Im FLURFUNK-Interview beantwortet UPLINK-Geschäftsführer Michael Radomski Fragen zu der Fusion.

"Reaktion auf die Herausforderungen der Branche"

FLURFUNK: Was ist der Hintergrund der Fusion von Divicon und Uplink?
Michael Radomski: Die Konsolidierung der beiden Unternehmen ist eine Reaktion auf die absehbaren mittel- und langfristigen Herausforderungen der Radiobranche, die nicht nur die Programmveranstalter, sondern auch die technischen Dienstleister stark betreffen werden. Langfristig wird die terrestrische Radionutzung (also UKW und DAB+ gleichermaßen) durch Online-Dienste verdrängt werden – die Frage ist gar nicht ob oder wie stark, sondern nur wann.

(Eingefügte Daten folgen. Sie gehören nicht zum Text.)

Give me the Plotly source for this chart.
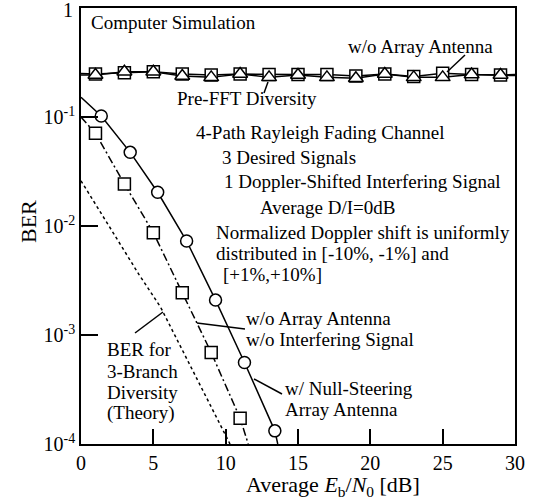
import plotly.graph_objects as go

# ---- data ----
# w/ Null-Steering Array Antenna (circles, solid)
ns_x = [1.4, 3.4, 5.3, 7.3, 9.3, 11.3, 13.4]
ns_y = [0.102, 0.0474, 0.0204, 0.00728, 0.00209, 0.00056, 0.000132]
ns_line_x = [0.0] + ns_x + [13.6]
ns_line_y = [0.152] + ns_y + [0.0001]

# w/o Array Antenna, w/o Interfering Signal (squares, dash-dot)
ni_x = [1, 3, 5, 7, 9, 11]
ni_y = [0.0708, 0.0243, 0.00869, 0.00244, 0.00069, 0.000172]
ni_line_x = [0.0] + ni_x + [11.56]
ni_line_y = [0.100] + ni_y + [0.0001]

# BER for 3-Branch Diversity (Theory), dotted
th_x = [0.0, 2.0, 4.0, 5.5, 8.0, 10.3]
th_y = [0.026, 0.0097, 0.0036, 0.0018, 0.0004, 0.0001]

# w/o Array Antenna (squares) and Pre-FFT Diversity (triangles), interfering present
top_x = [1, 3, 5, 7, 9, 11, 13, 15, 17, 19, 21, 23, 25, 27, 29]
woa_y = [0.248, 0.255, 0.260, 0.248, 0.243, 0.248, 0.245, 0.245, 0.245, 0.238,
         0.248, 0.235, 0.252, 0.245, 0.243]
pre_y = [0.243, 0.260, 0.260, 0.238, 0.231, 0.248, 0.231, 0.243, 0.231, 0.227,
         0.248, 0.231, 0.231, 0.245, 0.243]
top_line_x = [0.0] + top_x + [30.0]
woa_line_y = [0.250] + woa_y + [0.245]
pre_line_y = [0.243] + pre_y + [0.240]

x_ticks = [0, 5, 10, 15, 20, 25, 30]
y_tickvals = [1e-4, 1e-3, 1e-2, 1e-1, 1]
y_ticktext = ["10<sup>-4</sup>", "10<sup>-3</sup>", "10<sup>-2</sup>", "10<sup>-1</sup>", "1"]

FONT = "Liberation Serif, Times New Roman, serif"
BLACK = "#000"

fig = go.Figure()

def line(x, y, dash="solid"):
    fig.add_trace(go.Scatter(x=x, y=y, mode="lines",
                             line=dict(color=BLACK, width=1.5, dash=dash),
                             showlegend=False, hoverinfo="skip"))

def markers(x, y, symbol, size):
    fig.add_trace(go.Scatter(x=x, y=y, mode="markers",
                             marker=dict(symbol=symbol, size=size, color="white",
                                         line=dict(color=BLACK, width=1.5)),
                             showlegend=False, cliponaxis=False))

line(th_x, th_y, "3px,3px")
line(ni_line_x, ni_line_y, "8px,3px,2px,3px")
line(ns_line_x, ns_line_y)
line(top_line_x, woa_line_y)
line(top_line_x, pre_line_y)
markers(ni_x, ni_y, "square", 12)
markers(ns_x, ns_y, "circle", 12)
markers(top_x, woa_y, "square", 12)
markers(top_x, pre_y, "triangle-up", 13)

fs = 19
anns = [
    ("Computer Simulation", 89, 22),
    ("w/o Array Antenna", 346, 47),
    ("Pre-FFT Diversity", 175, 98),
    ("4-Path Rayleigh Fading Channel", 194, 132),
    ("3 Desired Signals", 220, 157),
    ("1 Doppler-Shifted Interfering Signal", 222, 182),
    ("Average D/I=0dB", 258, 207),
    ("Normalized Doppler shift is uniformly", 214, 232),
    ("distributed in [-10%, -1%] and", 214, 253),
    ("[+1%,+10%]", 221, 274),
    ("w/o Array Antenna", 244, 318),
    ("w/o Interfering Signal", 244, 339),
    ("w/ Null-Steering", 283, 388),
    ("Array Antenna", 283, 409),
    ("BER for", 105, 349),
    ("3-Branch", 105, 371),
    ("Diversity", 105, 392),
    ("(Theory)", 105, 413),
]
W, H = 537, 502
ML, MR, MT, MB = 81, W - 515, 8, H - 444
pw, ph = W - ML - MR, H - MT - MB

def px2paper(px, py):
    return (px - ML) / pw, 1 - (py - MT) / ph

annotations = []
for t, px, py in anns:
    ax, ay = px2paper(px, py)
    annotations.append(dict(text=t, x=ax, y=ay, xref="paper", yref="paper",
                            xanchor="left", yanchor="middle", showarrow=False,
                            font=dict(family=FONT, size=fs, color=BLACK)))
ax, ay = px2paper(333, 486)
annotations.append(dict(text="Average <i>E</i><sub>b</sub>/<i>N</i><sub>0</sub> [dB]",
                        x=ax, y=ay, xref="paper", yref="paper",
                        xanchor="center", yanchor="middle", showarrow=False,
                        font=dict(family=FONT, size=22, color=BLACK)))
ax, ay = px2paper(28, 222)
annotations.append(dict(text="BER", x=ax, y=ay, xref="paper", yref="paper",
                        xanchor="center", yanchor="middle", showarrow=False, textangle=-90,
                        font=dict(family=FONT, size=22, color=BLACK)))
# top "1" tick label (the range edge)
ax, ay = px2paper(68, 10)
annotations.append(dict(text="1", x=ax, y=ay, xref="paper", yref="paper",
                        xanchor="center", yanchor="middle", showarrow=False,
                        font=dict(family=FONT, size=20, color=BLACK)))

shapes = []
leaders = [((465, 55), (447, 72)), ((268, 82), (264, 93)), ((197, 323), (245, 329)),
           ((254, 379), (282, 394)), ((135, 333), (163, 312))]
for (x0, y0), (x1, y1) in leaders:
    a0 = px2paper(x0, y0)
    a1 = px2paper(x1, y1)
    shapes.append(dict(type="line", xref="paper", yref="paper",
                       x0=a0[0], y0=a0[1], x1=a1[0], y1=a1[1],
                       line=dict(color=BLACK, width=1.5)))

fig.update_layout(
    width=W, height=H,
    margin=dict(l=ML, r=MR, t=MT, b=MB, autoexpand=False),
    paper_bgcolor="white", plot_bgcolor="white",
    font=dict(family=FONT, size=20, color=BLACK),
    annotations=annotations, shapes=shapes,
    xaxis=dict(range=[0, 30], tickvals=x_ticks, ticks="inside", ticklen=15,
               tickwidth=1.5, tickcolor=BLACK, showgrid=False, zeroline=False,
               showline=True, linecolor=BLACK, linewidth=1.5, mirror=True,
               automargin=False, tickfont=dict(family=FONT, size=20)),
    yaxis=dict(type="log", range=[-4, 0], tickvals=y_tickvals[:-1], ticktext=y_ticktext[:-1],
               ticks="inside", ticklen=17, tickwidth=1.5, tickcolor=BLACK,
               showgrid=False, zeroline=False, showline=True, linecolor=BLACK,
               linewidth=1.5, mirror=True, automargin=False,
               tickfont=dict(family=FONT, size=20)),
)

fig.write_html("out.html", config={"displayModeBar": False},
               post_script="document.body.style.margin='0px';document.body.style.padding='0px';")
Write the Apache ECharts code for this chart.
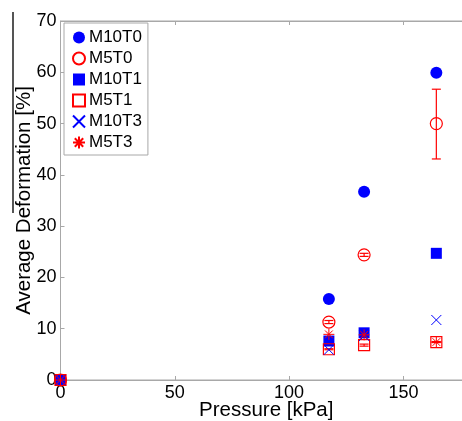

Im Rahmen des Zusammenschlusses gibt es weitreichende Synergien, die – und das ist für uns als Dienstleister der wichtigste Punkt – keine negativen Auswirkungen auf unsere Produkte, die Kunden oder den Markt haben werden. Das Zusammenführen der beiden Unternehmen in einem sehr komplexen und engen Markt wird es sogar ermöglichen, Leistungen im Sinne unserer Kunden zu optimieren und effizienter zu gestalten.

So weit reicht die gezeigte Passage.